Written problem: Pictures are not part of the copy. Retype the lines from the first one through the line that contains "from matplotlib.patches import".

Material:
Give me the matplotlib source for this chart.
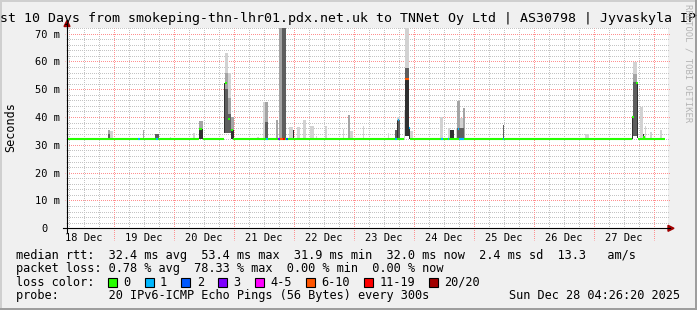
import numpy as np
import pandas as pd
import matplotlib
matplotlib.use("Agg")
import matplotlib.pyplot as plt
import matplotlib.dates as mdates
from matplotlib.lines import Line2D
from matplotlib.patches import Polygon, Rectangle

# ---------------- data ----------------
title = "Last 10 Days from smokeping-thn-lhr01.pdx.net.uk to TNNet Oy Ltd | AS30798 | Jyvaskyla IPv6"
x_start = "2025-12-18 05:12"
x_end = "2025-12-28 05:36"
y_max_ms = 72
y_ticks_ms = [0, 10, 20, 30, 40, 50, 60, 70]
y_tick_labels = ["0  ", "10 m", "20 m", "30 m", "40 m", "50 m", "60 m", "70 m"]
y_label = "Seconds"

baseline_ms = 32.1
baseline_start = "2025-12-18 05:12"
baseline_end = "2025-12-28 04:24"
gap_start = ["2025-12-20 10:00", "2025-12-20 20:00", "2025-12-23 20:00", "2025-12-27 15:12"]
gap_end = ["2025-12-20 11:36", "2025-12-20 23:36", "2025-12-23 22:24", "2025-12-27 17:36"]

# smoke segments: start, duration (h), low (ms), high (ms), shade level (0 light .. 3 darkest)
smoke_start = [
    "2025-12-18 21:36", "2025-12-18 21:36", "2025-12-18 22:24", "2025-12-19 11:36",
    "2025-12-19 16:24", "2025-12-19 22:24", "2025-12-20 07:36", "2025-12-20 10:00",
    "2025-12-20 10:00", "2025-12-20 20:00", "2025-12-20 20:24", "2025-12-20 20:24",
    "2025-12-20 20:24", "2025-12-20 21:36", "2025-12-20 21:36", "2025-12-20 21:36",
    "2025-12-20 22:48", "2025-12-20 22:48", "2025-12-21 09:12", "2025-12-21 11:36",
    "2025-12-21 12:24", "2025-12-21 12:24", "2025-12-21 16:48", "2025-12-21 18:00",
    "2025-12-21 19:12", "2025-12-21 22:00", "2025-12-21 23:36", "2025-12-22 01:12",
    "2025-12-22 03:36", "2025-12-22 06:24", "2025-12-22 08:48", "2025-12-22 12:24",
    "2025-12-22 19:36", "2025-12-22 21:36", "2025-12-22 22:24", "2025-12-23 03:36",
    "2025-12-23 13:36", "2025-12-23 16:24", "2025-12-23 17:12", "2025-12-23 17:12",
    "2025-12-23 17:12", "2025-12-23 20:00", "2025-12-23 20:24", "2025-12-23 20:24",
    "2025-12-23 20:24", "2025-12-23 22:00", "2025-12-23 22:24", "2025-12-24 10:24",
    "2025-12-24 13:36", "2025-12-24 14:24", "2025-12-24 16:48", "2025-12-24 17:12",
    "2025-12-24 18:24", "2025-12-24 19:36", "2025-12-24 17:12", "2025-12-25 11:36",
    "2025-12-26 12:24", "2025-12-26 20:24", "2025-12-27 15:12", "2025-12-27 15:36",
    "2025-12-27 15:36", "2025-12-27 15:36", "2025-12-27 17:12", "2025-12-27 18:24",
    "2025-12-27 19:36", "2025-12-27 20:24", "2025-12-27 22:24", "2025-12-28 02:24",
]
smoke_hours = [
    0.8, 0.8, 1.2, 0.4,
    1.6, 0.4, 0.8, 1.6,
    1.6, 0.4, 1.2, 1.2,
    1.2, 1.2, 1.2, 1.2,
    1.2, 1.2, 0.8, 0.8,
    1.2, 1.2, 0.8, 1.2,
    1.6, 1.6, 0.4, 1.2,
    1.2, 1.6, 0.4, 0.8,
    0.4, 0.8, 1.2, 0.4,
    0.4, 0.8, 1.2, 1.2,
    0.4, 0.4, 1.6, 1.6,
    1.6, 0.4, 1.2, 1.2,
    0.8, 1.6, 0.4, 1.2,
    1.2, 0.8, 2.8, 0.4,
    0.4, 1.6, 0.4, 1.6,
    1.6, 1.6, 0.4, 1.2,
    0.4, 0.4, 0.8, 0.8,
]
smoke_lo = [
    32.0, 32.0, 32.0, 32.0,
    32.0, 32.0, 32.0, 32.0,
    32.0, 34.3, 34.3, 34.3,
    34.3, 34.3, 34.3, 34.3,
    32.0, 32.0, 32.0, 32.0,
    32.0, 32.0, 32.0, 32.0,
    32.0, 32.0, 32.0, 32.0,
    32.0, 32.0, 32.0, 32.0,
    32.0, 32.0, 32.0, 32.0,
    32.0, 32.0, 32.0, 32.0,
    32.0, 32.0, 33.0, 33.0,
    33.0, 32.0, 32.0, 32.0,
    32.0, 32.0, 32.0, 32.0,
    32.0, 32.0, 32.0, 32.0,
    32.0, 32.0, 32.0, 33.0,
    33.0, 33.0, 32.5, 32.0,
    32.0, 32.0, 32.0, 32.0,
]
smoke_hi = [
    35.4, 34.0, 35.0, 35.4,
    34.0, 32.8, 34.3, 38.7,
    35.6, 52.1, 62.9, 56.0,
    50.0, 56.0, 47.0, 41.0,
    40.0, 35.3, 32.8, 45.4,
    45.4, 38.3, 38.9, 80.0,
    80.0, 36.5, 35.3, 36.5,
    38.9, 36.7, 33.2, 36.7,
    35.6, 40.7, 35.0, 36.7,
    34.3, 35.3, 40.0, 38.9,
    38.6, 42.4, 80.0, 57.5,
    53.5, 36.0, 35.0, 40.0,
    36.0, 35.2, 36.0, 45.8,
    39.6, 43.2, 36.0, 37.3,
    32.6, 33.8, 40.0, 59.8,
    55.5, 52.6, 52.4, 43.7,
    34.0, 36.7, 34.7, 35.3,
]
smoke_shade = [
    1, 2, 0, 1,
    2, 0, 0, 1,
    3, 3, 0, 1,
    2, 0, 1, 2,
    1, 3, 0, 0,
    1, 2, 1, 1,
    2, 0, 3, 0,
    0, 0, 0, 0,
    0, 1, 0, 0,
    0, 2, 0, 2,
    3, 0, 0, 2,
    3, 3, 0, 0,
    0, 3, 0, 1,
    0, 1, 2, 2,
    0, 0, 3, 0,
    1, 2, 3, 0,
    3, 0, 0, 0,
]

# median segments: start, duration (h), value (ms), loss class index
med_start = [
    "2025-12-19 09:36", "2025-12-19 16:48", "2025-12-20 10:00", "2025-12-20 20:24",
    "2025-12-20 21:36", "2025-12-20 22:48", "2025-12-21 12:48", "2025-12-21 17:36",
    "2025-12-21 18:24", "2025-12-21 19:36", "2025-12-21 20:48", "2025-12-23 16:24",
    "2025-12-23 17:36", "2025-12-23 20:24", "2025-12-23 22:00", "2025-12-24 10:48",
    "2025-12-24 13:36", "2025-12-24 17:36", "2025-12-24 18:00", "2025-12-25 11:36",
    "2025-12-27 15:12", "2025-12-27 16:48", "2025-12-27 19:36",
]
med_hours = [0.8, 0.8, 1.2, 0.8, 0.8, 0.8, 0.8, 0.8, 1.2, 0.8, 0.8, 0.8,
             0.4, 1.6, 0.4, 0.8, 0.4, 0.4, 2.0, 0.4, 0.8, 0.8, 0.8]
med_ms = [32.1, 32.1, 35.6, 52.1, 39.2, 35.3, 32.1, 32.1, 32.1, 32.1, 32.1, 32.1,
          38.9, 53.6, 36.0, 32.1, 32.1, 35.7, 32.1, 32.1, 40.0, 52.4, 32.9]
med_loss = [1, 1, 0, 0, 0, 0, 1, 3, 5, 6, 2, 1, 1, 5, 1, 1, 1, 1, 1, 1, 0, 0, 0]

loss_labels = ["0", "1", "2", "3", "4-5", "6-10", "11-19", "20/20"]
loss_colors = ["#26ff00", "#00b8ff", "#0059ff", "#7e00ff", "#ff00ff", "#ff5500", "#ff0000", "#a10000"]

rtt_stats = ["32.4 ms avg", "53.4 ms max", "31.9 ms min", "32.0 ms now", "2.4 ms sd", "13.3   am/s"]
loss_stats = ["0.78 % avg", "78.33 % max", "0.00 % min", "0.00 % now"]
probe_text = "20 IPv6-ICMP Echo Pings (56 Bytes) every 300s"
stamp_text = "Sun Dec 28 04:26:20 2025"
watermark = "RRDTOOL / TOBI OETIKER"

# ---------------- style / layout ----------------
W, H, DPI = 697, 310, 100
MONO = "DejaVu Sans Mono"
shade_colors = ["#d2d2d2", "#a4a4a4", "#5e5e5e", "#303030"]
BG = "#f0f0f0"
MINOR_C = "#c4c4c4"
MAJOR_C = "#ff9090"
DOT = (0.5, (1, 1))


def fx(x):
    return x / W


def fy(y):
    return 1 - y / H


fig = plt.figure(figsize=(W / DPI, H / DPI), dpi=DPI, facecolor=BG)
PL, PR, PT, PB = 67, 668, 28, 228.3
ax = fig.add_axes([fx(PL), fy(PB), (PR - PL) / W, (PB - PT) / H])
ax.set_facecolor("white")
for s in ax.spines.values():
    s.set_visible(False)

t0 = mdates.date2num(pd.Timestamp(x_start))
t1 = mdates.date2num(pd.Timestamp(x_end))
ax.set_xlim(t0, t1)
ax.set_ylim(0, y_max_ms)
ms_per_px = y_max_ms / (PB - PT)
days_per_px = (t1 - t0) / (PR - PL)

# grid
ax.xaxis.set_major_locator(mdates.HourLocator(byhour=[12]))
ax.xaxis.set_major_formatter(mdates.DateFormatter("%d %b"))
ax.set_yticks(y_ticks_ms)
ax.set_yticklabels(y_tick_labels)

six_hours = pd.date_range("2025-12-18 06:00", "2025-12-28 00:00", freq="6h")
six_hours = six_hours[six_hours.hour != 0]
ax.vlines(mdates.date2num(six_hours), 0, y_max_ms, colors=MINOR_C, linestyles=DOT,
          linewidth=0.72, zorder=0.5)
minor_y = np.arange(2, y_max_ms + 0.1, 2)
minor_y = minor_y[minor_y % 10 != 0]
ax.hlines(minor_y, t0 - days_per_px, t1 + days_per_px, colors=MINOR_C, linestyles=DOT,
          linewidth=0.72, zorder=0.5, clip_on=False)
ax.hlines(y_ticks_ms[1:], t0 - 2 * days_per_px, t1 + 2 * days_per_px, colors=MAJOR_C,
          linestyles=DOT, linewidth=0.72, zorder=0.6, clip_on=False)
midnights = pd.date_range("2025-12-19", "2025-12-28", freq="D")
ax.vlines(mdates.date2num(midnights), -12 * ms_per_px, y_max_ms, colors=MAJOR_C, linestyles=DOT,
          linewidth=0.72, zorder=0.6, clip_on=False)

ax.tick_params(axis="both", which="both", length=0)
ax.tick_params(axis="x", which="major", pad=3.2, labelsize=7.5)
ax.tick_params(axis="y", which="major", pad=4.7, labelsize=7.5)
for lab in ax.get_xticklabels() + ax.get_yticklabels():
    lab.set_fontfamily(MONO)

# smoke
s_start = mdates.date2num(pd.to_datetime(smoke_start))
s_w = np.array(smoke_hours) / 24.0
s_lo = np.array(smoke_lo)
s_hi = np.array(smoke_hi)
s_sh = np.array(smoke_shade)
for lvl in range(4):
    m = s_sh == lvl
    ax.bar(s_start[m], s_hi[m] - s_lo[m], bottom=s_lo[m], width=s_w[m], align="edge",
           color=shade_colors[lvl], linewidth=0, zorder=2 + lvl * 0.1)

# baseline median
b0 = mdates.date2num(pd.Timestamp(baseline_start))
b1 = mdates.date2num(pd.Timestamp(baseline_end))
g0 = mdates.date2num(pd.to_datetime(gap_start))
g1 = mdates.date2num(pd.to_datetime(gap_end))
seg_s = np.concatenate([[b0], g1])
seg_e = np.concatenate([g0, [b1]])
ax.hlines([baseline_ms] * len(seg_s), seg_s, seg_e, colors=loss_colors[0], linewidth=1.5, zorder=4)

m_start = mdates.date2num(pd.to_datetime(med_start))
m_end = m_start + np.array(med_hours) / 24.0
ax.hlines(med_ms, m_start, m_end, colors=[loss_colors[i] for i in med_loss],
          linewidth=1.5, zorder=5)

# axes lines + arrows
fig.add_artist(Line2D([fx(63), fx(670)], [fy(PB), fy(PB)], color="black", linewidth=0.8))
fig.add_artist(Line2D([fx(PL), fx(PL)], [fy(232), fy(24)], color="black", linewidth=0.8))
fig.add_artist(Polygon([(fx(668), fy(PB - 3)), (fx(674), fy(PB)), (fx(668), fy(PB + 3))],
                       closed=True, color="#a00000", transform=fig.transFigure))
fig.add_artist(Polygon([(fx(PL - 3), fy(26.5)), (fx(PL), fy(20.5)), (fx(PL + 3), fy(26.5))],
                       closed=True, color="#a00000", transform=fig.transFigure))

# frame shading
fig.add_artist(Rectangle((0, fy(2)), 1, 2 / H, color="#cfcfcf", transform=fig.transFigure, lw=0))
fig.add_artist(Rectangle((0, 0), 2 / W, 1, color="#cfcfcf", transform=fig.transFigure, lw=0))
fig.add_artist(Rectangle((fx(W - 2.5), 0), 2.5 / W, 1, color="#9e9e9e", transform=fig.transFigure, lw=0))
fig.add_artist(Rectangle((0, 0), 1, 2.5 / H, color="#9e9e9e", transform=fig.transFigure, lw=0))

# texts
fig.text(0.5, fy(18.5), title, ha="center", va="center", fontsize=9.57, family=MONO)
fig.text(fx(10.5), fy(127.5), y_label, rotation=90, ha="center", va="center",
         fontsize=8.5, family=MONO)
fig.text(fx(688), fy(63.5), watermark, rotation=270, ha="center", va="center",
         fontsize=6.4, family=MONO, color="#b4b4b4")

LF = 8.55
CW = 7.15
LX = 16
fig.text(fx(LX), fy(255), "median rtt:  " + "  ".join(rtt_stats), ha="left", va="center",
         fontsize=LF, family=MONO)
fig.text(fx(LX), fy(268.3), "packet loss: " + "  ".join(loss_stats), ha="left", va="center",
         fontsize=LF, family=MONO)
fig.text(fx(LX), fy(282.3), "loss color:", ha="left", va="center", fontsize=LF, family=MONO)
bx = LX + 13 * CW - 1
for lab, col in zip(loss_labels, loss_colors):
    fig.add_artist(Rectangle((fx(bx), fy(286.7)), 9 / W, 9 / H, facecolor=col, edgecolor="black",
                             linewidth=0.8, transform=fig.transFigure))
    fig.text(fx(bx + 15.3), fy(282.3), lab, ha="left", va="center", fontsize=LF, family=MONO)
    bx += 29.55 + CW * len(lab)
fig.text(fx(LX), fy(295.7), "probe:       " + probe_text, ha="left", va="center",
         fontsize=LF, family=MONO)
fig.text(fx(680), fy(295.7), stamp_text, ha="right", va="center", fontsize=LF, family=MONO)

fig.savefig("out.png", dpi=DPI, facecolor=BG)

Task output:
Give me the matplotlib source for this chart.
import numpy as np
import pandas as pd
import matplotlib
matplotlib.use("Agg")
import matplotlib.pyplot as plt
import matplotlib.dates as mdates
from matplotlib.lines import Line2D
from matplotlib.patches import Polygon, Rectangle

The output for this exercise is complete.